**GIVEN PROBLEM**
Reproduce the listing below character for character; drop every image.

**MATERIAL PROVIDED**
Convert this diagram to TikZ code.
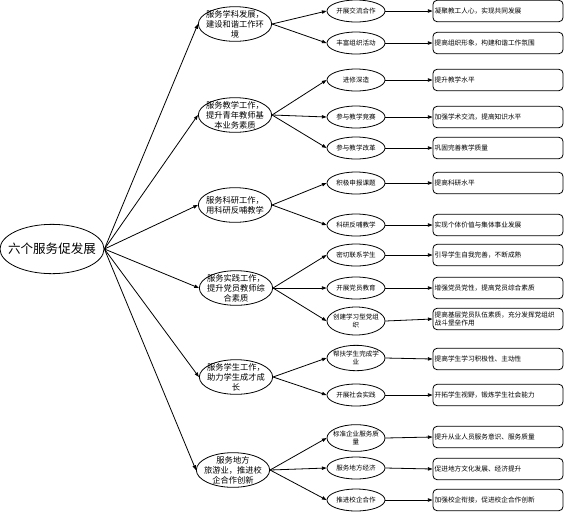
\documentclass[tikz,border=0pt]{standalone}
\usepackage{fontspec}
\newfontfamily\cjk{Noto Sans CJK SC}
\usetikzlibrary{shapes.geometric,arrows.meta}

\tikzset{every picture/.style={line width=0.6pt}}
\tikzset{
  rootell/.style={draw, ellipse, inner sep=-8pt, minimum width=78pt, minimum height=37pt, font=\cjk\fontsize{9.4}{11}\selectfont},
  srvell/.style={draw, ellipse, inner sep=-8pt, minimum width=55pt, minimum height=26pt, align=center, font=\cjk\fontsize{6.2}{7.4}\selectfont},
  actell/.style={draw, ellipse, inner sep=-6pt, minimum width=43.5pt, minimum height=16.5pt, align=center, font=\cjk\fontsize{4.9}{6}\selectfont},
  resbox/.style={draw, rounded corners=3pt, inner sep=1pt, minimum width=97.5pt, minimum height=16pt, text width=95pt, align=left, font=\cjk\fontsize{5}{6.5}\selectfont},
  link/.style={-{Triangle[length=3.5pt,width=2.5pt]}},
}

\begin{document}
\begin{tikzpicture}[x=0.75pt,y=0.75pt,yscale=-1,xscale=1]
\useasboundingbox (0,0) rectangle (564,512);

%Shape: Ellipse
\node [rootell] (root) at (52,249) {六个服务促发展};

%Shape: Ellipse
\node [srvell] (srv1) at (235,24) {服务学科发展，\\建设和谐工作环\\境};
\node [srvell] (srv2) at (235,115) {服务教学工作，\\提升青年教师基\\本业务素质};
\node [srvell] (srv3) at (235,205) {服务科研工作，\\用科研反哺教学};
\node [srvell] (srv4) at (236,288) {服务实践工作，\\提升党员教师综\\合素质};
\node [srvell] (srv5) at (236,377) {服务学生工作，\\助力学生成才成\\长};
\node [srvell] (srv6) at (233,470) {服务地方\\旅游业，推进校\\企合作创新};

%Shape: Ellipse
\node [actell] (act11) at (356,11) {开展交流合作};
\node [actell] (act12) at (356,43) {丰富组织活动};
\node [actell] (act21) at (356,80) {进修深造};
\node [actell] (act22) at (356,117) {参与教学竞赛};
\node [actell] (act23) at (356,148) {参与教学改革};
\node [actell] (act31) at (356,183) {积极申报课题};
\node [actell] (act32) at (356,225) {科研反哺教学};
\node [actell] (act41) at (356,255) {密切联系学生};
\node [actell] (act42) at (356,288) {开展党员教育};
\node [actell, minimum height=21pt] (act43) at (356,321) {创建学习型党组\\织};
\node [actell, minimum height=19pt] (act51) at (356,358) {帮扶学生完成学\\业};
\node [actell] (act52) at (356,395) {开展社会实践};
\node [actell, minimum height=20pt] (act61) at (356,438) {标准企业服务质\\量};
\node [actell] (act62) at (356,468) {服务地方经济};
\node [actell] (act63) at (356,500) {推进校企合作};

%Shape: Rounded Rect
\node [resbox] (res11) at (498,11) {凝聚教工人心，实现共同发展};
\node [resbox] (res12) at (498,43) {提高组织形象，构建和谐工作氛围};
\node [resbox] (res21) at (498,80) {提升教学水平};
\node [resbox] (res22) at (498,117) {加强学术交流，提高知识水平};
\node [resbox] (res23) at (498,148) {巩固完善教学质量};
\node [resbox] (res31) at (498,183) {提高科研水平};
\node [resbox] (res32) at (498,225) {实现个体价值与集体事业发展};
\node [resbox] (res41) at (498,255) {引导学生自我完善，不断成熟};
\node [resbox] (res42) at (498,288) {增强党员党性，提高党员综合素质};
\node [resbox] (res43) at (498,319) {提高基层党员队伍素质，充分发挥党组织\\战斗堡垒作用};
\node [resbox] (res51) at (498,359) {提高学生学习积极性、主动性};
\node [resbox] (res52) at (498,395) {开拓学生视野，锻炼学生社会能力};
\node [resbox] (res61) at (498,437) {提升从业人员服务意识、服务质量};
\node [resbox] (res62) at (498,469) {促进地方文化发展、经济提升};
\node [resbox] (res63) at (498,500) {加强校企衔接，促进校企合作创新};

%Straight Lines
\foreach \s in {1,...,6}
  \draw [link] (root.east) -- (srv\s.west);

%Straight Lines
\draw [link] (srv1.east) -- (act11.west);
\draw [link] (srv1.east) -- (act12.west);
\draw [link] (srv2.east) -- (act21.west);
\draw [link] (srv2.east) -- (act22.west);
\draw [link] (srv2.east) -- (act23.west);
\draw [link] (srv3.east) -- (act31.west);
\draw [link] (srv3.east) -- (act32.west);
\draw [link] (srv4.east) -- (act41.west);
\draw [link] (srv4.east) -- (act42.west);
\draw [link] (srv4.east) -- (act43.west);
\draw [link] (srv5.east) -- (act51.west);
\draw [link] (srv5.east) -- (act52.west);
\draw [link] (srv6.east) -- (act61.west);
\draw [link] (srv6.east) -- (act62.west);
\draw [link] (srv6.east) -- (act63.west);

%Straight Lines
\foreach \a in {11,12,21,22,23,31,32,41,42,43,51,52,61,62,63}
  \draw [link] (act\a.east) -- (res\a.west);

\end{tikzpicture}
\end{document}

**SOLVED PROBLEM**
Convert this diagram to TikZ code.
\documentclass[tikz,border=0pt]{standalone}
\usepackage{fontspec}
\newfontfamily\cjk{Noto Sans CJK SC}
\usetikzlibrary{shapes.geometric,arrows.meta}

\tikzset{every picture/.style={line width=0.6pt}}
\tikzset{
  rootell/.style={draw, ellipse, inner sep=-8pt, minimum width=78pt, minimum height=37pt, font=\cjk\fontsize{9.4}{11}\selectfont},
  srvell/.style={draw, ellipse, inner sep=-8pt, minimum width=55pt, minimum height=26pt, align=center, font=\cjk\fontsize{6.2}{7.4}\selectfont},
  actell/.style={draw, ellipse, inner sep=-6pt, minimum width=43.5pt, minimum height=16.5pt, align=center, font=\cjk\fontsize{4.9}{6}\selectfont},
  resbox/.style={draw, rounded corners=3pt, inner sep=1pt, minimum width=97.5pt, minimum height=16pt, text width=95pt, align=left, font=\cjk\fontsize{5}{6.5}\selectfont},
  link/.style={-{Triangle[length=3.5pt,width=2.5pt]}},
}

\begin{document}
\begin{tikzpicture}[x=0.75pt,y=0.75pt,yscale=-1,xscale=1]
\useasboundingbox (0,0) rectangle (564,512);

%Shape: Ellipse
\node [rootell] (root) at (52,249) {六个服务促发展};

%Shape: Ellipse
\node [srvell] (srv1) at (235,24) {服务学科发展，\\建设和谐工作环\\境};
\node [srvell] (srv2) at (235,115) {服务教学工作，\\提升青年教师基\\本业务素质};
\node [srvell] (srv3) at (235,205) {服务科研工作，\\用科研反哺教学};
\node [srvell] (srv4) at (236,288) {服务实践工作，\\提升党员教师综\\合素质};
\node [srvell] (srv5) at (236,377) {服务学生工作，\\助力学生成才成\\长};
\node [srvell] (srv6) at (233,470) {服务地方\\旅游业，推进校\\企合作创新};

%Shape: Ellipse
\node [actell] (act11) at (356,11) {开展交流合作};
\node [actell] (act12) at (356,43) {丰富组织活动};
\node [actell] (act21) at (356,80) {进修深造};
\node [actell] (act22) at (356,117) {参与教学竞赛};
\node [actell] (act23) at (356,148) {参与教学改革};
\node [actell] (act31) at (356,183) {积极申报课题};
\node [actell] (act32) at (356,225) {科研反哺教学};
\node [actell] (act41) at (356,255) {密切联系学生};
\node [actell] (act42) at (356,288) {开展党员教育};
\node [actell, minimum height=21pt] (act43) at (356,321) {创建学习型党组\\织};
\node [actell, minimum height=19pt] (act51) at (356,358) {帮扶学生完成学\\业};
\node [actell] (act52) at (356,395) {开展社会实践};
\node [actell, minimum height=20pt] (act61) at (356,438) {标准企业服务质\\量};
\node [actell] (act62) at (356,468) {服务地方经济};
\node [actell] (act63) at (356,500) {推进校企合作};

%Shape: Rounded Rect
\node [resbox] (res11) at (498,11) {凝聚教工人心，实现共同发展};
\node [resbox] (res12) at (498,43) {提高组织形象，构建和谐工作氛围};
\node [resbox] (res21) at (498,80) {提升教学水平};
\node [resbox] (res22) at (498,117) {加强学术交流，提高知识水平};
\node [resbox] (res23) at (498,148) {巩固完善教学质量};
\node [resbox] (res31) at (498,183) {提高科研水平};
\node [resbox] (res32) at (498,225) {实现个体价值与集体事业发展};
\node [resbox] (res41) at (498,255) {引导学生自我完善，不断成熟};
\node [resbox] (res42) at (498,288) {增强党员党性，提高党员综合素质};
\node [resbox] (res43) at (498,319) {提高基层党员队伍素质，充分发挥党组织\\战斗堡垒作用};
\node [resbox] (res51) at (498,359) {提高学生学习积极性、主动性};
\node [resbox] (res52) at (498,395) {开拓学生视野，锻炼学生社会能力};
\node [resbox] (res61) at (498,437) {提升从业人员服务意识、服务质量};
\node [resbox] (res62) at (498,469) {促进地方文化发展、经济提升};
\node [resbox] (res63) at (498,500) {加强校企衔接，促进校企合作创新};

%Straight Lines
\foreach \s in {1,...,6}
  \draw [link] (root.east) -- (srv\s.west);

%Straight Lines
\draw [link] (srv1.east) -- (act11.west);
\draw [link] (srv1.east) -- (act12.west);
\draw [link] (srv2.east) -- (act21.west);
\draw [link] (srv2.east) -- (act22.west);
\draw [link] (srv2.east) -- (act23.west);
\draw [link] (srv3.east) -- (act31.west);
\draw [link] (srv3.east) -- (act32.west);
\draw [link] (srv4.east) -- (act41.west);
\draw [link] (srv4.east) -- (act42.west);
\draw [link] (srv4.east) -- (act43.west);
\draw [link] (srv5.east) -- (act51.west);
\draw [link] (srv5.east) -- (act52.west);
\draw [link] (srv6.east) -- (act61.west);
\draw [link] (srv6.east) -- (act62.west);
\draw [link] (srv6.east) -- (act63.west);

%Straight Lines
\foreach \a in {11,12,21,22,23,31,32,41,42,43,51,52,61,62,63}
  \draw [link] (act\a.east) -- (res\a.west);

\end{tikzpicture}
\end{document}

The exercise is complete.